[Information given]
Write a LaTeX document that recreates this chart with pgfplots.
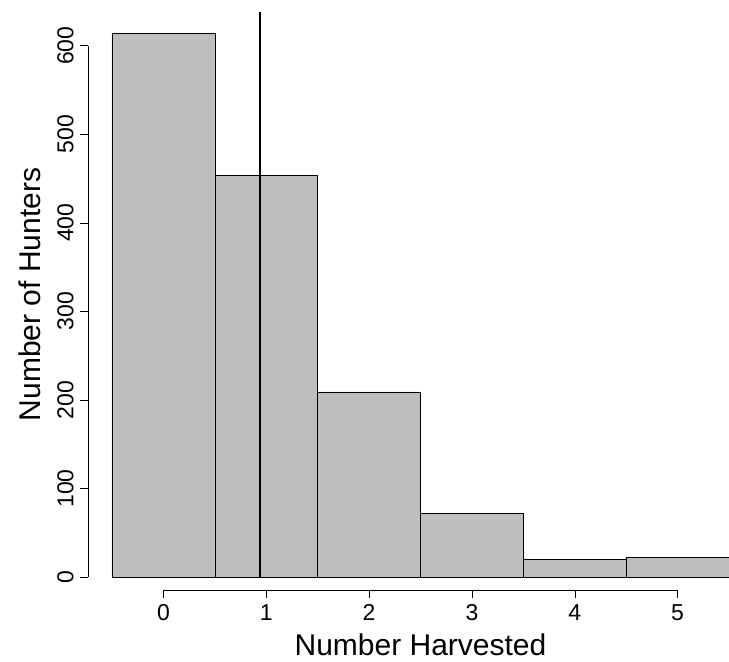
\documentclass[border=0pt]{standalone}
\usepackage{pgfplots}
\pgfplotsset{compat=1.18}
\usepackage{fontspec}
\setmainfont{Liberation Sans}
\definecolor{barg}{RGB}{190,190,190}
\begin{document}
\begin{tikzpicture}
\begin{axis}[scale only axis, width=617pt, height=565pt,
  xmin=-0.5, xmax=5.5, ymin=0, ymax=638,
  axis lines=none, clip=false]
\addplot[ybar interval, fill=barg, draw=black, line width=0.5pt] coordinates {
(-0.5,614) (0.5,454) (1.5,209) (2.5,72) (3.5,20) (4.5,22) (5.5,22)};
\addplot[black, line width=1.6pt] coordinates {(0.94,0) (0.94,638)};
\draw[line width=0.5pt] (axis cs:-0.733,0) -- (axis cs:-0.733,600);
\pgfplotsinvokeforeach{0,100,200,300,400,500,600}{
  \draw[line width=0.5pt] (axis cs:-0.733,#1) -- ++(-8pt,0pt);
  \node[rotate=90, anchor=south, font=\fontsize{23}{23}\selectfont] at ([xshift=-11pt]axis cs:-0.733,#1) {#1};
}
\draw[line width=0.5pt] (axis cs:0,-14.7) -- (axis cs:5,-14.7);
\pgfplotsinvokeforeach{0,1,2,3,4,5}{
  \draw[line width=0.5pt] (axis cs:#1,-14.7) -- ++(0pt,-8pt);
  \node[anchor=north, font=\fontsize{23}{23}\selectfont] at ([yshift=-11pt]axis cs:#1,-14.7) {#1};
}
\node[font=\fontsize{30}{30}\selectfont] at ([yshift=-68pt]rel axis cs:0.5,0) {Number Harvested};
\node[rotate=90, font=\fontsize{30}{30}\selectfont] at ([xshift=-82pt]rel axis cs:0,0.5) {Number of Hunters};
\coordinate (sw) at ([xshift=-112pt,yshift=-84pt]rel axis cs:0,0);
\coordinate (ne) at ([yshift=12pt]rel axis cs:1,1);
\end{axis}
\pgfresetboundingbox
\path (sw) rectangle (ne);
\end{tikzpicture}
\end{document}
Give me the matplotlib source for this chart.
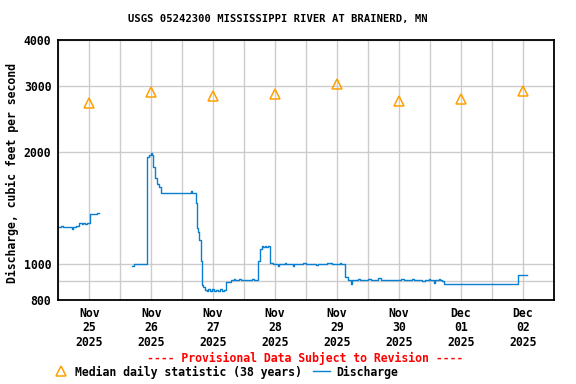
import numpy as np
import matplotlib
matplotlib.use("Agg")
from matplotlib import pyplot as plt
from matplotlib.lines import Line2D
from matplotlib.ticker import FixedLocator, NullFormatter

# hours since Nov 25 2025 00:00
q_hours = [0, 1.0, 1.8, 2.6, 4.0, 5.3, 5.7, 7.0, 8.0, 9.0, 9.6, 10.4, 11.0, 12.4, 14.9, 15.5, 15.6,
           28.7, 29.3, 34.3, 35.0, 35.8, 36.4, 36.8, 37.3, 38.1, 39.0, 39.8, 42, 43, 45, 47, 49, 51,
           51.5, 51.9, 52.4, 53.3, 53.6, 54.2, 54.7, 55.2, 55.6, 56.2, 56.8, 57.5, 58.0, 58.8, 59.5,
           60.2, 61.0, 61.8, 62.6, 63.4, 64.2, 64.9, 67.0, 68.0, 68.5, 70.0, 71.0, 72.0, 73.5, 75.0,
           76.0, 77.5, 78.3, 78.8, 79.5, 80.0, 80.6, 81.2, 82.2, 83.2, 85, 85.4, 88, 88.4, 91, 91.4,
           95, 96, 100, 100.5, 104, 106, 109, 109.5, 111.3, 112.3, 113.5, 113.9, 116, 117, 120, 121,
           124, 125, 128, 130, 133, 134, 137, 138, 141, 142, 143.5, 144, 145.5, 146, 147.5, 148,
           148.9, 149.3, 178.3, 181.8]
q_cfs = [1260, 1265, 1255, 1260, 1255, 1245, 1258, 1262, 1286, 1278, 1286, 1278, 1286, 1360, 1373, 1373, np.nan,
         988, 1000, 1940, 1960, 1985, 1965, 1825, 1700, 1645, 1610, 1555, 1548, 1555, 1550, 1555, 1552, 1555,
         1570, 1555, 1548, 1455, 1250, 1222, 1160, 1020, 880, 865, 852, 845, 856, 848, 856,
         846, 852, 846, 855, 846, 850, 895, 905, 910, 905, 910, 905, 908, 905, 910,
         905, 1020, 1100, 1119, 1110, 1119, 1110, 1119, 1004, 998, 990, 1000, 1008, 1000, 990, 1000,
         1005, 1000, 995, 1000, 1005, 1000, 1008, 1000, 925, 905, 885, 905, 910, 905, 912, 905,
         915, 905, 908, 905, 910, 905, 912, 905, 900, 905, 910, 905, 890, 905, 910, 905,
         900, 883, 933, 933]

# median daily statistic, plotted at noon of each day
med_hours = [12, 36, 60, 84, 108, 132, 156, 180]
med_cfs = [2700, 2900, 2830, 2870, 3040, 2740, 2780, 2920]

day_labels = ["Nov\n25\n2025", "Nov\n26\n2025", "Nov\n27\n2025", "Nov\n28\n2025",
              "Nov\n29\n2025", "Nov\n30\n2025", "Dec\n01\n2025", "Dec\n02\n2025"]

blue = "#0a7fd0"
orange = "#ffa000"
mono = "DejaVu Sans Mono"

fig = plt.figure(figsize=(5.76, 3.84), dpi=100)
ax = fig.add_axes([58.3 / 576, 1 - 300 / 384, 495.4 / 576, 260 / 384])

ax.plot(q_hours, q_cfs, drawstyle="steps-post", color=blue, lw=1.0)
ax.plot(med_hours, med_cfs, linestyle="none", marker="^", markersize=7,
        markerfacecolor="none", markeredgecolor=orange, markeredgewidth=1.1)

ax.set_yscale("log")
ax.set_ylim(800, 4000)
ax.set_xlim(0, 192)
ax.yaxis.set_major_locator(FixedLocator([800, 1000, 2000, 3000, 4000]))
ax.yaxis.set_minor_locator(FixedLocator([900]))
ax.yaxis.set_minor_formatter(NullFormatter())
ax.set_yticklabels(["800", "1000", "2000", "3000", "4000"])

ax.xaxis.set_major_locator(FixedLocator(list(range(0, 193, 24))))
ax.xaxis.set_major_formatter(NullFormatter())
ax.xaxis.set_minor_locator(FixedLocator(med_hours))
ax.set_xticklabels(day_labels, minor=True)

ax.grid(True, which="both", color="#cccccc", lw=1.0)
ax.set_axisbelow(True)
ax.tick_params(which="both", length=0)
ax.tick_params(axis="y", which="major", pad=5)
ax.tick_params(axis="x", which="minor", pad=5)
for lab in ax.get_yticklabels() + ax.get_xticklabels(minor=True):
    lab.set_fontfamily(mono)
    lab.set_fontweight("bold")
    lab.set_fontsize(8.3)
for lab in ax.get_xticklabels(minor=True):
    lab.set_linespacing(1.15)
for s in ax.spines.values():
    s.set_linewidth(1.3)

fig.text(278 / 576, 1 - 19 / 384, "USGS 05242300 MISSISSIPPI RIVER AT BRAINERD, MN",
         ha="center", va="center", family=mono, weight="bold", fontsize=7.6)
fig.text(12 / 576, 1 - 173 / 384, "Discharge, cubic feet per second", rotation=90,
         ha="center", va="center", family=mono, weight="bold", fontsize=8.3)
fig.text(305.5 / 576, 1 - 358.5 / 384, "---- Provisional Data Subject to Revision ----",
         ha="center", va="center", family=mono, weight="bold", fontsize=8.3, color="red")

# legend row
fig.add_artist(Line2D([60.7 / 576], [1 - 371 / 384], marker="^", markersize=7, linestyle="none",
                      markerfacecolor="none", markeredgecolor=orange, markeredgewidth=1.1))
fig.text(75 / 576, 1 - 372 / 384, "Median daily statistic (38 years)",
         ha="left", va="center", family=mono, weight="bold", fontsize=8.3)
fig.add_artist(Line2D([313.3 / 576, 330 / 576], [1 - 371 / 384, 1 - 371 / 384], color=blue, lw=1.0))
fig.text(336.7 / 576, 1 - 372 / 384, "Discharge",
         ha="left", va="center", family=mono, weight="bold", fontsize=8.3)

fig.savefig("out.png", dpi=100)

[Problem to solve] Make an exact copy of the lines from the top of the material through the line with "from matplotlib.ticker import", pictures excluded.

[Output for this exercise]
Write a LaTeX document that recreates this chart with pgfplots.
\documentclass[border=0pt]{standalone}
\usepackage{pgfplots}
\pgfplotsset{compat=1.18}
\usepackage{fontspec}
\setmainfont{Liberation Sans}
\definecolor{barg}{RGB}{190,190,190}
\begin{document}
\begin{tikzpicture}
\begin{axis}[scale only axis, width=617pt, height=565pt,
  xmin=-0.5, xmax=5.5, ymin=0, ymax=638,
  axis lines=none, clip=false]
\addplot[ybar interval, fill=barg, draw=black, line width=0.5pt] coordinates {
(-0.5,614) (0.5,454) (1.5,209) (2.5,72) (3.5,20) (4.5,22) (5.5,22)};
\addplot[black, line width=1.6pt] coordinates {(0.94,0) (0.94,638)};
\draw[line width=0.5pt] (axis cs:-0.733,0) -- (axis cs:-0.733,600);
\pgfplotsinvokeforeach{0,100,200,300,400,500,600}{
  \draw[line width=0.5pt] (axis cs:-0.733,#1) -- ++(-8pt,0pt);
  \node[rotate=90, anchor=south, font=\fontsize{23}{23}\selectfont] at ([xshift=-11pt]axis cs:-0.733,#1) {#1};
}
\draw[line width=0.5pt] (axis cs:0,-14.7) -- (axis cs:5,-14.7);
\pgfplotsinvokeforeach{0,1,2,3,4,5}{
  \draw[line width=0.5pt] (axis cs:#1,-14.7) -- ++(0pt,-8pt);
  \node[anchor=north, font=\fontsize{23}{23}\selectfont] at ([yshift=-11pt]axis cs:#1,-14.7) {#1};
}
\node[font=\fontsize{30}{30}\selectfont] at ([yshift=-68pt]rel axis cs:0.5,0) {Number Harvested};
\node[rotate=90, font=\fontsize{30}{30}\selectfont] at ([xshift=-82pt]rel axis cs:0,0.5) {Number of Hunters};
\coordinate (sw) at ([xshift=-112pt,yshift=-84pt]rel axis cs:0,0);
\coordinate (ne) at ([yshift=12pt]rel axis cs:1,1);
\end{axis}
\pgfresetboundingbox
\path (sw) rectangle (ne);
\end{tikzpicture}
\end{document}
Give me the matplotlib source for this chart.
import numpy as np
import matplotlib
matplotlib.use("Agg")
from matplotlib import pyplot as plt
from matplotlib.lines import Line2D
from matplotlib.ticker import FixedLocator, NullFormatter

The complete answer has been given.